In this song when the drum comes in, the accented pulse is the 4th beat out of 6 in a measure. 6/8 has the accented beats on the 1st and 4th beat, but there is no accent on the 1st beat in this song. Would its meter still be 6/8, or would it be something different like 6/4?

3 Answers 3


6/8 is probably the best option, though 6/4 would be fine considering the slow tempo. The drum hit on beat 4 is called a "backbeat" and is typical of much rock and jazz.

From the Wikipedia link, in terms of 4/4 time:

A back beat, or backbeat, is a syncopated accentuation on the "off" beat. In a simple 4 4 rhythm these are beats 2 and 4.


It’s 6/8 or less likely 6/4 for a pop song. There actually are accents on 1 and 4. The accent on 1 is implied in some measures. An accent is not necessarily simply a louder note. In this excerpt, the chord changes happen on beat one. The listener senses that right away and begins to hear that as the most important beat. The accent on beat 4 is the highest note of the arpeggio and serves as the backbeat as someone else noted.


Patterns of time signatures are just that - patterns. True, often the first beat of any bar will be signified by an accent, but not always. And - what does the signifying? Is it the bass guitar playing the root note, or the bass drum or the snare drum?

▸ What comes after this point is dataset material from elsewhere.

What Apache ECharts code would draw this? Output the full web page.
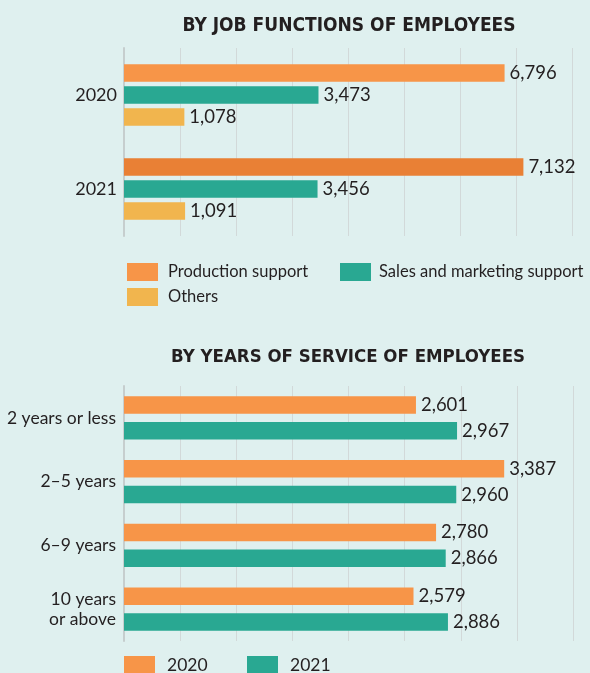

All the stresses or accents won't always fall in the same place - usuaally, in 4/4, it's the first beat that gets the accent, but in reggae, it's often non-accented. That doesn't mean we don't feel where it is - it's usually quite easy to determine still.

In 6/8, often it's sub-beats 1 and 4 that get the accent - making it more like 2/4 using triplets, which, in effect, is what it is. In this example, there's certainly an accent on beat one - no surprise there - but listen to the bass, and there's a note played on beat 6 - usually the weakest.

So, any time signature can have stresses anywhere in the bar/s, but that won't change what that time signature is called - only how it's played.